The broader engineering takeaway is that mature distributed systems often fail at the edges between local correctness and ecosystem correctness. Each network can say that BGP is behaving according to local policy, each vendor can justify a permissive default because route servers exist, and each operator can assume someone else will filter malformed announcements. The forged path still propagates because the system-wide invariant was never consistently enforced.

Cloudflare’s recommendation is operationally conservative: enforce First AS on external BGP sessions except those facing transparent route servers, and prefer route-specific withdrawal behavior for malformed updates so a bad route does not reset a whole session. That advice is modest, but the measurement gives it urgency.
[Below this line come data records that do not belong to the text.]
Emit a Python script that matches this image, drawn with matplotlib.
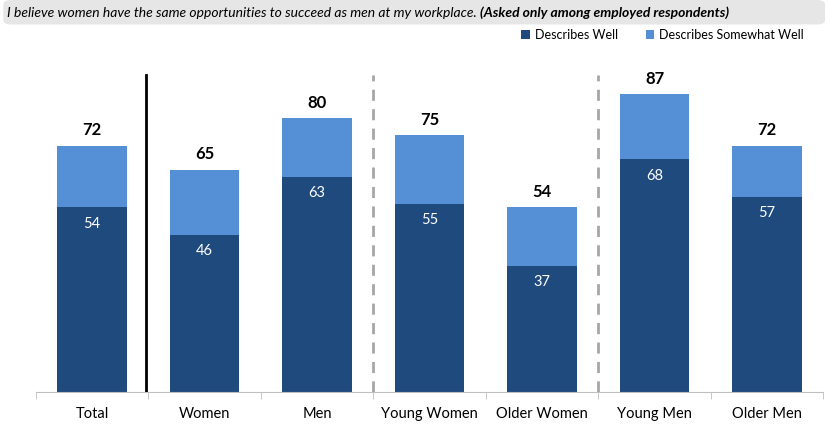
import numpy as np
import matplotlib.pyplot as plt
from matplotlib.patches import FancyBboxPatch

# data
groups = ["Total", "Women", "Men", "Young Women", "Older Women", "Young Men", "Older Men"]
well = [54, 46, 63, 55, 37, 68, 57]
total = [72, 65, 80, 75, 54, 87, 72]
somewhat = [t - w for t, w in zip(total, well)]

dark = "#1F4A7E"
light = "#558FD6"

plt.rcParams['font.family'] = ['Lato', 'DejaVu Sans']

fig = plt.figure(figsize=(8.3, 4.3), dpi=100)
ax = fig.add_axes([0.043, 0.088, 0.949, 0.796])

x = np.arange(len(groups))
ax.bar(x, well, width=0.62, color=dark, label="Describes Well", zorder=2)
ax.bar(x, somewhat, width=0.62, bottom=well, color=light,
       label="Describes Somewhat Well", zorder=2)

for i in range(len(groups)):
    ax.text(x[i], total[i] + 2.2, str(total[i]), ha='center', va='bottom',
            fontsize=12, fontweight='bold', color='black')
    ax.text(x[i], well[i] - 4.8, str(well[i]), ha='center', va='center',
            fontsize=10.5, color='white')

# separators
ax.plot([0.48, 0.48], [0, 92.8], color='black', lw=2, zorder=3)
for b in [2.5, 4.5]:
    ax.plot([b, b], [0, 92.8], color='#a6a6a6', lw=2, ls=(0, (4, 3)), zorder=3)

ax.set_xlim(-0.5, len(groups) - 0.5)
ax.set_ylim(0, 100)
ax.set_xticks(x)
ax.set_xticklabels(groups, fontsize=10.5)
ax.set_xticks(np.arange(-0.5, len(groups)), minor=True)
ax.tick_params(axis='x', which='major', length=0, pad=11)
ax.tick_params(axis='x', which='minor', length=5, color='#bfbfbf')
ax.set_yticks([])
for s in ['top', 'right', 'left']:
    ax.spines[s].set_visible(False)
ax.spines['bottom'].set_color('#bfbfbf')

leg = ax.legend(loc='upper right', bbox_to_anchor=(0.99, 1.095), ncol=2,
                frameon=False, fontsize=9, handlelength=0.7, handleheight=0.7,
                columnspacing=2.2, handletextpad=0.4)

# title strip
strip = FancyBboxPatch((0.004, 0.943), 0.99, 0.057,
                       boxstyle="round,pad=0,rounding_size=0.01",
                       transform=fig.transFigure, facecolor='#e6e6e6',
                       edgecolor='none', zorder=-1)
fig.add_artist(strip)
t1 = fig.text(0.008, 0.955, "I believe women have the same opportunities to succeed as men at my workplace. ",
              fontsize=10, style='italic', va='bottom', zorder=5)
fig.canvas.draw()
bb = t1.get_window_extent().transformed(fig.transFigure.inverted())
fig.text(bb.x1, 0.955, "(Asked only among employed respondents)", fontsize=10,
         style='italic', fontweight='bold', va='bottom', ha='left', zorder=5)

fig.savefig("out.png", dpi=100)
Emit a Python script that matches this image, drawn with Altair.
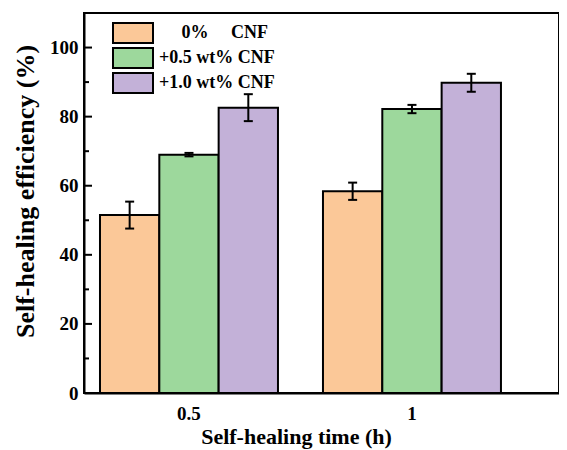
import altair as alt
import pandas as pd

times = ["0.5", "0.5", "0.5", "1", "1", "1"]
series_names = ["\u200b\u2002\u2002\u00a00%\u2002\u2002\u00a0CNF", "+0.5 wt% CNF", "+1.0 wt% CNF"]
series = series_names * 2
values = [51.5, 69.0, 82.6, 58.4, 82.2, 89.8]
errors = [3.9, 0.5, 3.9, 2.5, 1.2, 2.6]
colors = ["#FBC898", "#9DD89C", "#C3B1D8"]
major_ticks = [0, 20, 40, 60, 80, 100]
minor_ticks = [10, 30, 50, 70, 90]

df = pd.DataFrame({"time": times, "series": series, "value": values, "err": errors})
df["lo"] = df["value"] - df["err"]
df["hi"] = df["value"] + df["err"]

FONT = "Liberation Serif"

xenc = alt.X("time:N", sort=["0.5", "1"],
             scale=alt.Scale(paddingInner=0.2018, paddingOuter=0.166, align=0.216),
             axis=alt.Axis(title="Self-healing time (h)", labelAngle=0, ticks=False,
                           labelPadding=11, titlePadding=3, titleFontSize=22, titleX=212))
xoff = alt.XOffset("series:N", sort=series_names, scale=alt.Scale(paddingInner=0, paddingOuter=0))
yscale = alt.Scale(domain=[0, 110], nice=False)

bars = alt.Chart(df).mark_bar(stroke="black", strokeWidth=2, opacity=1).encode(
    x=xenc,
    xOffset=xoff,
    y=alt.Y("value:Q", scale=yscale,
            axis=alt.Axis(title="Self-healing efficiency (%)", values=major_ticks, ticks=False,
                          grid=False, labelPadding=6, titlePadding=11, titleFontSize=26,
                          titleY=178)),
    color=alt.Color("series:N", sort=series_names,
                    scale=alt.Scale(domain=series_names, range=colors),
                    legend=alt.Legend(title=None, orient="none", legendX=38, legendY=9, padding=0,
                                      symbolType="M-2,-1H2V1H-2Z", symbolSize=400,
                                      symbolStrokeColor="black", symbolStrokeWidth=2,
                                      symbolOpacity=1, labelFontSize=18, labelFont=FONT,
                                      labelFontWeight="bold", labelColor="black",
                                      labelOffset=15, rowPadding=-5, symbolLimit=0)),
)

rules = alt.Chart(df).mark_rule(color="black", strokeWidth=2).encode(
    x=alt.X("time:N", sort=["0.5", "1"]),
    xOffset=xoff,
    y=alt.Y("lo:Q", scale=yscale),
    y2="hi:Q",
)

caps_lo = alt.Chart(df).mark_tick(color="black", thickness=2, size=9, opacity=1).encode(
    x=alt.X("time:N", sort=["0.5", "1"]),
    xOffset=xoff,
    y=alt.Y("lo:Q", scale=yscale),
)
caps_hi = alt.Chart(df).mark_tick(color="black", thickness=2, size=9, opacity=1).encode(
    x=alt.X("time:N", sort=["0.5", "1"]),
    xOffset=xoff,
    y=alt.Y("hi:Q", scale=yscale),
)

maj = alt.Chart(pd.DataFrame({"t": major_ticks})).mark_rule(color="black", strokeWidth=2).encode(
    y=alt.Y("t:Q", scale=yscale), x=alt.value(0), x2=alt.value(8))
mnr = alt.Chart(pd.DataFrame({"t": minor_ticks})).mark_rule(color="black", strokeWidth=2).encode(
    y=alt.Y("t:Q", scale=yscale), x=alt.value(0), x2=alt.value(5))

chart = alt.layer(bars, rules, caps_lo, caps_hi, maj, mnr).properties(
    width=475, height=380,
    autosize=alt.AutoSizeParams(type="none"),
    padding={"left": 76, "top": 5, "right": 0, "bottom": 57},
).configure_view(
    stroke="black", strokeWidth=2
).configure_axis(
    labelFont=FONT, labelFontWeight="bold", labelFontSize=19, labelColor="black",
    titleFont=FONT, titleFontWeight="bold", titleColor="black",
    domainColor="black", domainWidth=2,
)

chart.save("out.html", embed_options={"renderer": "svg", "actions": False})
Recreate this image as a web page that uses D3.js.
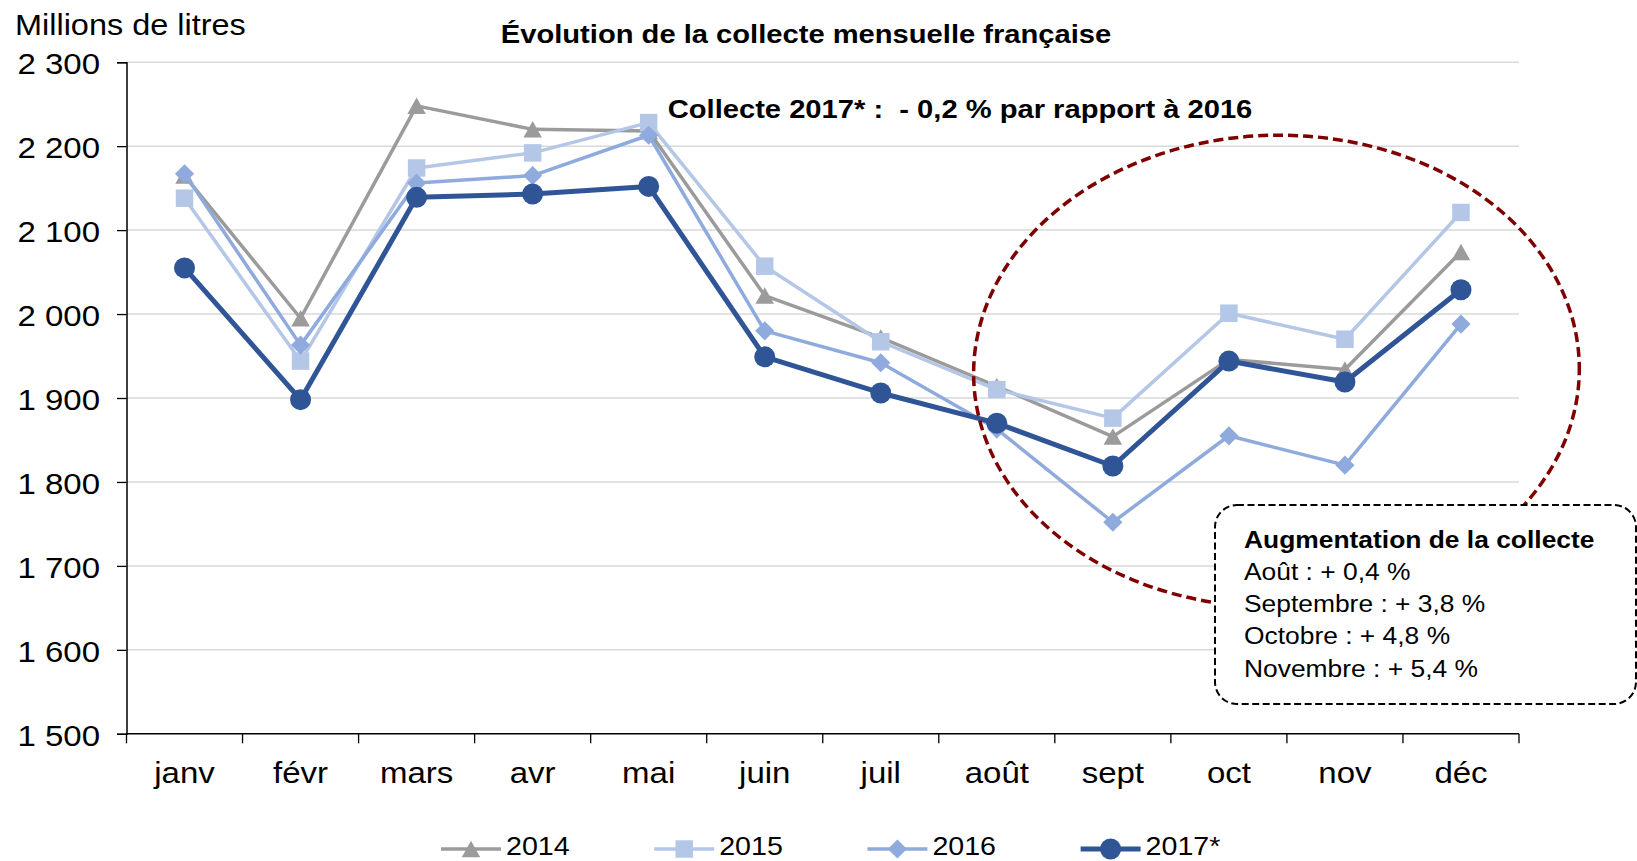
<!DOCTYPE html>
<html lang="fr">
<head>
<meta charset="utf-8">
<title>Évolution de la collecte mensuelle française</title>
<script src="https://cdn.jsdelivr.net/npm/d3@7"></script>
<style>
  html, body { margin: 0; padding: 0; background: #ffffff; }
  svg { display: block; }
  text { font-family: "Liberation Sans", Arial, Helvetica, sans-serif; fill: #000; white-space: pre; }
</style>
</head>
<body>
<svg id="chart" width="1637" height="861"></svg>
<script>
// ---- Data: monthly French milk collection (millions of litres) ----
const months = ["janv", "févr", "mars", "avr", "mai", "juin", "juil", "août", "sept", "oct", "nov", "déc"];
const collecte2014 = [2165, 1995, 2248, 2220, 2218, 2022, 1972, 1914, 1854, 1946, 1934, 2074];
const collecte2015 = [2138, 1944, 2174, 2192, 2228, 2057, 1967, 1910, 1876, 2001, 1970, 2121];
const collecte2016 = [2167, 1963, 2156, 2165, 2213, 1980, 1942, 1863, 1752, 1855, 1820, 1988];
const collecte2017 = [2055, 1898, 2139, 2143, 2152, 1949, 1906, 1870, 1819, 1944, 1919, 2029];
const seriesNames = ["2014", "2015", "2016", "2017*"];
const yTicks = [1500, 1600, 1700, 1800, 1900, 2000, 2100, 2200, 2300];

const titleText = "Évolution de la collecte mensuelle française";
const subtitleText = "Collecte 2017* :  - 0,2 % par rapport à 2016";
const yAxisTitle = "Millions de litres";
const boxTitle = "Augmentation de la collecte";
const boxLines = ["Août : + 0,4 %", "Septembre : + 3,8 %", "Octobre : + 4,8 %", "Novembre : + 5,4 %"];

// ---- Styling ----
const SX = 1.1;                 // horizontal text stretch
const FONT = '"Liberation Sans", Arial, Helvetica, sans-serif';
const styles = [
  { color: "#9B9B9B", width: 3.5, marker: "triangle" },
  { color: "#B4C7E7", width: 3.5, marker: "square" },
  { color: "#8FAADC", width: 3.5, marker: "diamond" },
  { color: "#2F5597", width: 5,   marker: "circle" }
];
const series = [collecte2014, collecte2015, collecte2016, collecte2017].map((values, i) => ({
  name: seriesNames[i], values, ...styles[i]
}));

const svg = d3.select("#chart");

const plot = { left: 126.5, right: 1519, top: 62.2, bottom: 733.8 };
const x = d3.scaleBand().domain(months).range([plot.left, plot.right]).padding(0);
const y = d3.scaleLinear().domain([1500, 2300]).range([plot.bottom, plot.top]);
const cx = m => x(m) + x.bandwidth() / 2;

// Marker shapes centred on their bounding box
function markerPath(type) {
  switch (type) {
    case "triangle": { const w = 18.5, h = 16.5;
      return `M0,${-h / 2}L${w / 2},${h / 2}L${-w / 2},${h / 2}Z`; }
    case "square": { const s = 17.5;
      return `M${-s / 2},${-s / 2}h${s}v${s}h${-s}Z`; }
    case "diamond": { const r = 9.6;
      return `M0,${-r}L${r},0L0,${r}L${-r},0Z`; }
    default: { const r = 10.5;
      return `M${r},0A${r},${r} 0 1,1 ${-r},0A${r},${r} 0 1,1 ${r},0Z`; }
  }
}

// Text placed through a transform so it can be stretched horizontally
function placeText(sel, px, py) {
  return sel.attr("x", 0).attr("y", 0).attr("transform", `translate(${px},${py}) scale(${SX},1)`);
}

const fmt = v => d3.format(",")(v).replace(/,/g, " ");

// ---- Gridlines ----
svg.append("g").selectAll("line")
  .data(yTicks.filter(t => t > 1500))
  .join("line")
  .attr("x1", plot.left).attr("x2", plot.right)
  .attr("y1", d => y(d)).attr("y2", d => y(d))
  .attr("stroke", "#D9D9D9").attr("stroke-width", 1.5);

// ---- Y axis ----
const yAxis = svg.append("g")
  .attr("transform", `translate(${plot.left},0)`)
  .call(d3.axisLeft(y).tickValues(yTicks).tickSize(9.5).tickPadding(0).tickFormat(fmt));
yAxis.select(".domain").attr("stroke", "#000").attr("stroke-width", 1.5);
yAxis.selectAll(".tick line").attr("stroke", "#000").attr("stroke-width", 1.3);
yAxis.selectAll(".tick text")
  .attr("font-family", FONT).attr("font-size", 30).attr("fill", "#000")
  .attr("text-anchor", "end").attr("dy", null)
  .attr("dominant-baseline", "central")
  .each(function () { placeText(d3.select(this), -26.5, 1); });

// ---- X axis ----
const xAxis = svg.append("g")
  .attr("transform", `translate(0,${plot.bottom})`)
  .call(d3.axisBottom(x).tickSize(0).tickPadding(0));
xAxis.select(".domain").remove();
xAxis.selectAll(".tick text")
  .attr("font-family", FONT).attr("font-size", 30).attr("fill", "#000")
  .attr("text-anchor", "middle").attr("dy", null)
  .each(function () { placeText(d3.select(this), 0, 49.5); });
svg.append("line")
  .attr("x1", plot.left).attr("x2", plot.right)
  .attr("y1", plot.bottom).attr("y2", plot.bottom)
  .attr("stroke", "#000").attr("stroke-width", 1.5);
const boundaries = months.map(m => x(m)).concat([x.range()[1]]);
svg.append("g").selectAll("line")
  .data(boundaries)
  .join("line")
  .attr("x1", d => d).attr("x2", d => d)
  .attr("y1", plot.bottom).attr("y2", plot.bottom + 9.5)
  .attr("stroke", "#000").attr("stroke-width", 1.3);

// ---- Series ----
const line = d3.line().x((d, i) => cx(months[i])).y(d => y(d));
series.forEach(s => {
  const g = svg.append("g").attr("class", "series");
  g.append("path")
    .attr("d", line(s.values))
    .attr("fill", "none")
    .attr("stroke", s.color)
    .attr("stroke-width", s.width)
    .attr("stroke-linejoin", "round");
  g.selectAll("path.marker")
    .data(s.values)
    .join("path")
    .attr("class", "marker")
    .attr("d", markerPath(s.marker))
    .attr("transform", (d, i) => `translate(${cx(months[i])},${y(d)})`)
    .attr("fill", s.color);
});

// ---- Highlight ellipse around the end of the year ----
const ellipseCentre = { pos: 9.41, value: 1932 };   // position in months, value in Ml
const ellipseSpan = { months: 2.61, value: 281 };
const ex = plot.left + (ellipseCentre.pos + 0.5) * x.bandwidth();
const ey = y(ellipseCentre.value);
svg.append("ellipse")
  .attr("cx", ex).attr("cy", ey)
  .attr("rx", ellipseSpan.months * x.bandwidth())
  .attr("ry", y(1500) - y(1500 + ellipseSpan.value))
  .attr("transform", `rotate(-1.1 ${ex} ${ey})`)
  .attr("fill", "none")
  .attr("stroke", "#7F0000")
  .attr("stroke-width", 3.5)
  .attr("stroke-dasharray", "10,5");

// ---- Annotation box ----
const box = { x: 1215, y: 505, w: 421, h: 199 };
svg.append("rect")
  .attr("x", box.x).attr("y", box.y)
  .attr("width", box.w).attr("height", box.h)
  .attr("rx", 22).attr("ry", 22)
  .attr("fill", "#fff")
  .attr("stroke", "#000")
  .attr("stroke-width", 2)
  .attr("stroke-dasharray", "7,3.5");
placeText(svg.append("text")
  .attr("font-size", 24).attr("font-weight", "bold")
  .text(boxTitle), box.x + 29, box.y + 43);
boxLines.forEach((t, i) => {
  placeText(svg.append("text").attr("font-size", 24).text(t), box.x + 29, box.y + 75 + i * 32.2);
});

// ---- Titles ----
placeText(svg.append("text")
  .attr("font-size", 29.5)
  .text(yAxisTitle), 15, 35);
placeText(svg.append("text")
  .attr("font-size", 26.5).attr("font-weight", "bold").attr("text-anchor", "middle")
  .text(titleText), 806, 43);
placeText(svg.append("text")
  .attr("font-size", 26.5).attr("font-weight", "bold").attr("text-anchor", "middle")
  .text(subtitleText), 960, 118);

// ---- Legend ----
const legend = svg.append("g").attr("class", "legend");
const legendX0 = 441, legendStep = 213.2, legendY = 849;
series.forEach((s, i) => {
  const lx = legendX0 + i * legendStep;
  const g = legend.append("g");
  g.append("line")
    .attr("x1", lx).attr("x2", lx + 60)
    .attr("y1", legendY).attr("y2", legendY)
    .attr("stroke", s.color).attr("stroke-width", s.width);
  g.append("path")
    .attr("d", markerPath(s.marker))
    .attr("transform", `translate(${lx + 30},${legendY})`)
    .attr("fill", s.color);
  placeText(g.append("text").attr("font-size", 26).text(s.name), lx + 65, 855);
});
</script>
</body>
</html>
When half of the most connected networks in a test accept an obviously malformed first hop, attackers do not need exotic capabilities to exploit the gap.

The post is also a useful reminder that security work is often about making old controls universal enough to matter. New routing-security systems are important, but they cannot compensate for every missing local check. First AS enforcement is not a complete defense against BGP hijacking. It is a cheap, local, already-specified check that blocks a meaningful class of forged-path attacks before they spread. For operators, the actionable lesson is to audit defaults and exceptions now, not after a forged path makes their network part of the next incident.